New York-based software company Unqork, which is developing a no-code platform for enterprise insurance and financial services, today announced that it has finalized its $131 million series B round led by Alphabet investment fund CapitalG. This extends its series B by $51 million and adds to the $81 million Unqork raised in October 2019. Funds and accounts under management by BlackRock participated, along with Aquiline Technology Growth and World Innovation Lab.
CEO Gary Hoberman said this latest round, which brings the three-year-old company’s total raised to over $160 million — following a $22 million series A in April led by Goldman Sachs — will allow it to further sales and marketing efforts and expand its engineering team, as well as supporting partnerships with Deloitte, EY, KPMG, Virtusa, and others. It will also accelerate the momentum of the past year, during which the company increased the size of its workforce by over 170 employees and saw a triple-digit uptick in revenue. And the funds will be used to grow the Unqork community through large-scale events, including No-code on Tour and Unqork Live, the company’s first-ever user conference, held in May in New York City.
“After spending over 20 years in enterprise IT leadership, I can tell you firsthand that the demands on technology leaders have never been more intense,” said Hoberman. “Unqork enables progressive enterprises to quickly create and manage the most sophisticated, industrial-strength software using entirely no-code, visual tools. IT leaders are reporting speeds to deploy value-creating technology over one hundred times faster than traditional coding. This latest funding round provides us with the resources needed to continue empowering these organizations to scale their businesses.”
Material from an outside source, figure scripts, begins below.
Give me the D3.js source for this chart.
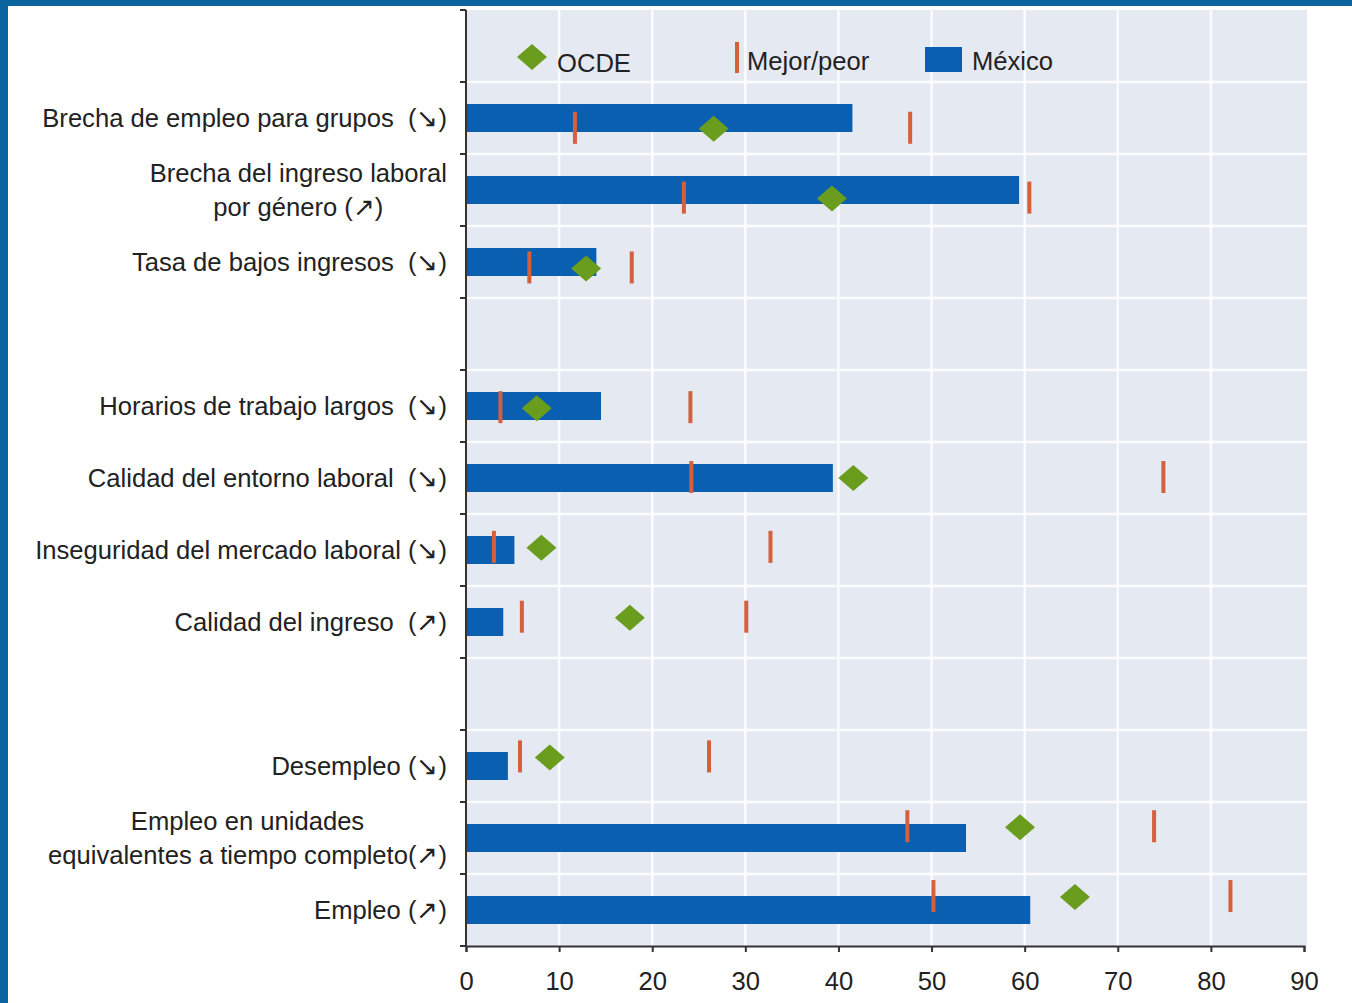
<!DOCTYPE html>
<html><head><meta charset="utf-8">
<script src="https://cdn.jsdelivr.net/npm/d3@7/dist/d3.min.js"></script>
<style>
html,body{margin:0;padding:0;background:#fff;}
svg{display:block;font-family:"Liberation Sans",Arial,sans-serif;}
text{white-space:pre;}
</style></head>
<body><svg id="c" width="1352" height="1003"></svg>
<script>
// Rows top to bottom ("gap" = empty spacer row, first row holds the legend)
const rows = ["legend",
  "Brecha de empleo para grupos  (↘)",
  "Brecha del ingreso laboral\npor género (↗)",
  "Tasa de bajos ingresos  (↘)",
  "gap1",
  "Horarios de trabajo largos  (↘)",
  "Calidad del entorno laboral  (↘)",
  "Inseguridad del mercado laboral (↘)",
  "Calidad del ingreso  (↗)",
  "gap2",
  "Desempleo (↘)",
  "Empleo en unidades\nequivalentes a tiempo completo(↗)",
  "Empleo (↗)"];
const categories = rows.filter(r => r !== "legend" && !r.startsWith("gap"));
const mexico = [41.5, 59.4, 14.0, 14.5, 39.4, 5.2, 4.0, 4.5, 53.7, 60.6];
const ocde   = [26.6, 39.3, 12.9, 7.6, 41.6, 8.1, 17.6, 9.0, 59.5, 65.4];
const mejor  = [11.7, 23.4, 6.8, 3.7, 24.2, 3.0, 6.0, 5.8, 47.4, 50.2];
const peor   = [47.7, 60.5, 17.8, 24.1, 74.9, 32.7, 30.1, 26.1, 73.9, 82.1];
const xTicks = [0,10,20,30,40,50,60,70,80,90];
const legendLabels = ["OCDE", "Mejor/peor", "México"];

(function(){
const svg = d3.select("#c");
const W = 1352, H = 1003;
const pL = 466, pR = 1304, pT = 10, pB = 946;
const blue = "#0a5fb0", green = "#6a9c1e", red = "#d65f3c";
const FS = 25.6;

// frame
svg.append("rect").attr("x",0).attr("y",0).attr("width",W).attr("height",6).attr("fill","#0b63a0");
svg.append("rect").attr("x",0).attr("y",0).attr("width",8).attr("height",H).attr("fill","#0b63a0");

const x = d3.scaleLinear().domain([0,90]).range([pL,pR]);
const y = d3.scaleBand().domain(rows).range([pT,pB]).paddingInner(0).paddingOuter(0);
// the marker series sit on a slightly different vertical scale in the source
const y2 = d3.scaleBand().domain(rows).range([23,931]).paddingInner(0).paddingOuter(0);

// plot background
svg.append("rect").attr("x",pL).attr("y",pT).attr("width",pR-pL+3).attr("height",pB-pT).attr("fill","#e5e9f2");

// grid
const g = svg.append("g");
g.selectAll("line.v").data(xTicks.slice(1,-1)).join("line")
  .attr("x1",d=>x(d)).attr("x2",d=>x(d)).attr("y1",pT).attr("y2",pB)
  .attr("stroke","#fafcff").attr("stroke-width",2.5);
g.selectAll("line.h").data(rows.slice(1)).join("line")
  .attr("x1",pL).attr("x2",pR+3).attr("y1",d=>y(d)).attr("y2",d=>y(d))
  .attr("stroke","#fafcff").attr("stroke-width",2.5);

const data = categories.map((c,i)=>({c, m:mexico[i], o:ocde[i], b:mejor[i], w:peor[i]}));
const bh = 28;
const cyOf = c => y(c)+y.bandwidth()/2;
const cy2Of = c => y2(c)+y2.bandwidth()/2;

// bars
svg.append("g").selectAll("rect").data(data).join("rect")
  .attr("x",x(0)).attr("y",d=>cyOf(d.c)-bh/2)
  .attr("width",d=>x(d.m)-x(0)).attr("height",bh).attr("fill",blue);

// best/worst marks
const marks = data.flatMap(d=>[{c:d.c,v:d.b},{c:d.c,v:d.w}]);
svg.append("g").selectAll("rect").data(marks).join("rect")
  .attr("x",d=>x(d.v)-2).attr("y",d=>cy2Of(d.c)-16)
  .attr("width",4).attr("height",32).attr("fill",red);

// OCDE diamonds
const diamond = (cx,cy,rw,rh)=>`M${cx},${cy-rh}L${cx+rw},${cy}L${cx},${cy+rh}L${cx-rw},${cy}Z`;
svg.append("g").selectAll("path").data(data).join("path")
  .attr("d",d=>diamond(x(d.o), cy2Of(d.c)+1, 15, 13)).attr("fill",green);

// axes
const xa = svg.append("g").attr("transform",`translate(0,${pB})`)
  .call(d3.axisBottom(x).tickValues(xTicks).tickSize(6).tickSizeOuter(6).tickPadding(20));
xa.select(".domain").attr("stroke","#333").attr("stroke-width",2);
xa.selectAll(".tick line").attr("stroke","#333").attr("stroke-width",2);
xa.selectAll("text").attr("font-size",FS).attr("fill","#222").attr("font-family","Liberation Sans, Arial, sans-serif");

const ya = svg.append("g").attr("transform",`translate(${pL},0)`);
ya.append("line").attr("x1",0).attr("x2",0).attr("y1",pT).attr("y2",pB).attr("stroke","#333").attr("stroke-width",2);
ya.selectAll("line.t").data(d3.range(rows.length+1)).join("line")
  .attr("x1",-6).attr("x2",0)
  .attr("y1",i=>pT+i*y.step()).attr("y2",i=>pT+i*y.step())
  .attr("stroke","#333").attr("stroke-width",2);

// category labels
const lab = svg.append("g");
categories.forEach(c=>{
  const lines = c.split("\n");
  const cy = cyOf(c);
  const t = lab.append("text").attr("font-size",FS).attr("fill","#222");
  if(lines.length===1){
    t.attr("text-anchor","end").attr("x",447).attr("y",cy+9).text(c);
  } else {
    t.attr("text-anchor","middle");
    const lh = 34;
    lines.forEach((l,i)=>{
      t.append("tspan").attr("x",0).attr("y", cy + 9 + (i-0.5)*lh).text(l);
    });
    const w = Math.max(...t.selectAll("tspan").nodes().map(n=>n.getComputedTextLength()));
    t.selectAll("tspan").attr("x", 447 - w/2);
  }
});

// legend
const ly = cyOf("legend");
const leg = svg.append("g");
leg.append("path").attr("d",diamond(532, ly+11, 15, 13)).attr("fill",green);
leg.append("text").attr("x",557).attr("y",ly+26).attr("font-size",FS).attr("fill","#222").text(legendLabels[0]);
leg.append("rect").attr("x",735).attr("y",ly-4).attr("width",4).attr("height",31).attr("fill",red);
leg.append("text").attr("x",747).attr("y",ly+24).attr("font-size",FS).attr("fill","#222").text(legendLabels[1]);
leg.append("rect").attr("x",925).attr("y",ly+1).attr("width",37).attr("height",25).attr("fill",blue);
leg.append("text").attr("x",972).attr("y",ly+24).attr("font-size",FS).attr("fill","#222").text(legendLabels[2]);
})();
</script></body></html>
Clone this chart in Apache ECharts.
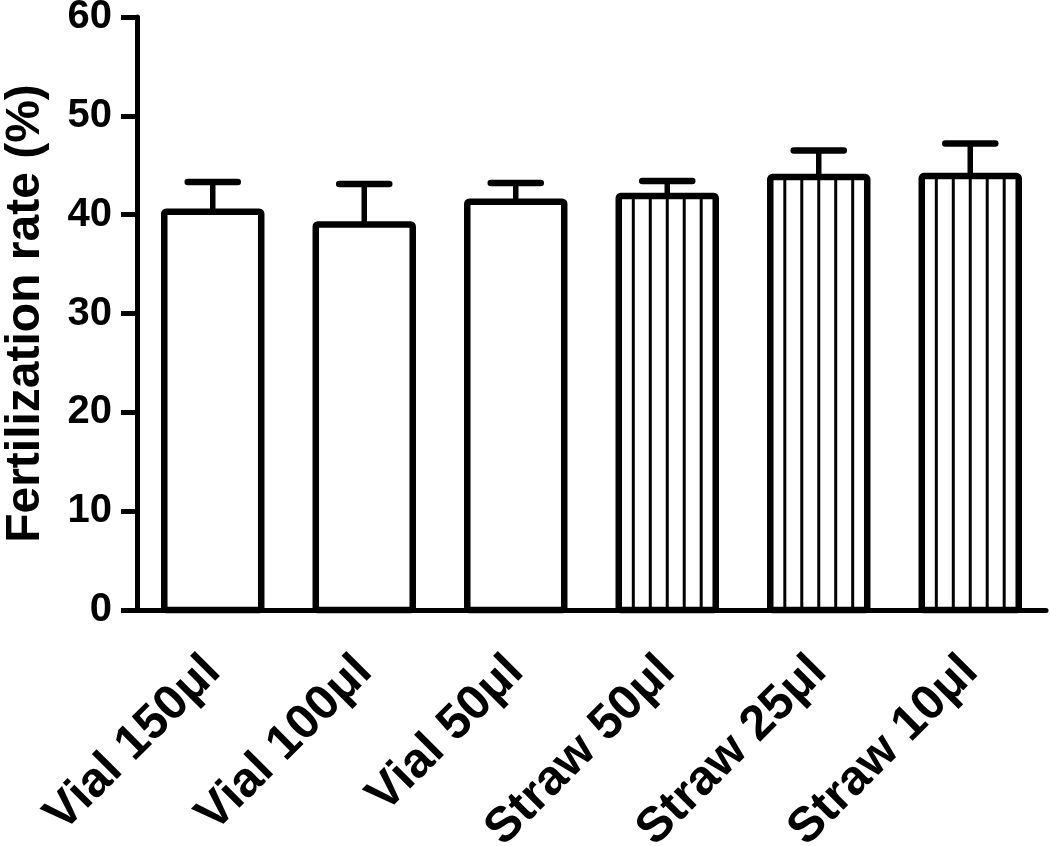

Unqork provides a cloud-hosted development platform with a drag-and-drop interface that enables customers like John Hancock, Goldman Sachs, Careerwise, Prudential, Manulife, Liberty Mutual, HSBC, Pacific Life, and Maimonides Medical Center to build apps quickly and cost-effectively. Its front end and back end — which can be deployed to single-tenant, cloud-agnostic environments like Amazon Web Services, Google Cloud Platform, and Microsoft’s Azure — collate rules, workflows, and databases to support a range of integrations and data operations and to pull in data directly from trusted sources for real-time use.
To date, Unqork’s insurance, financial, and real estate clients have deployed programs that digitize and check for errors in paper applications on the fly, and apps that handle common servicing tasks like beneficiary updates, claims notifications, dynamic contract structuring, document generation, and contractor outreach. Liberty Mutual, an early adopter, says it has made significant internal investments in the platform, training large teams of creators to build applications in Unqork.
“We can say firsthand that Unqork is changing the way the financial services industry thinks about enterprise technology and how it gets built,” said Goldman Sachs merchant banking VP Sarah Shenton. “Time and time, again we see the power of the Unqork platform turn skeptical IT leaders into true believers.”
Research and Markets anticipates the global low- and no-code market will grow from $2.34 billion in 2017 to $27.23 billion in 2022, and Unqork (along with sometime rival Tulip) appears to be riding the wave pretty successfully. Recurring revenue over the past 12 months stayed steady at a triple-digit rate, driven by what the company characterized as “significant” new customer acquisition and existing customer retention. Moreover, Unqork grew from 30 employees at the beginning of this year to over 300 today, and it recently moved into its fourth office in 18 months — this one off New York’s Union Square.
“No-code in the enterprise has gained massive traction, thanks largely to Unqork’s adoption at the most complex organizations,” said CapitalG general partner Laela Sturdy. “This round is further proof that Unqork has the product, team, and customer demand to continue to change the economics of enterprise IT.”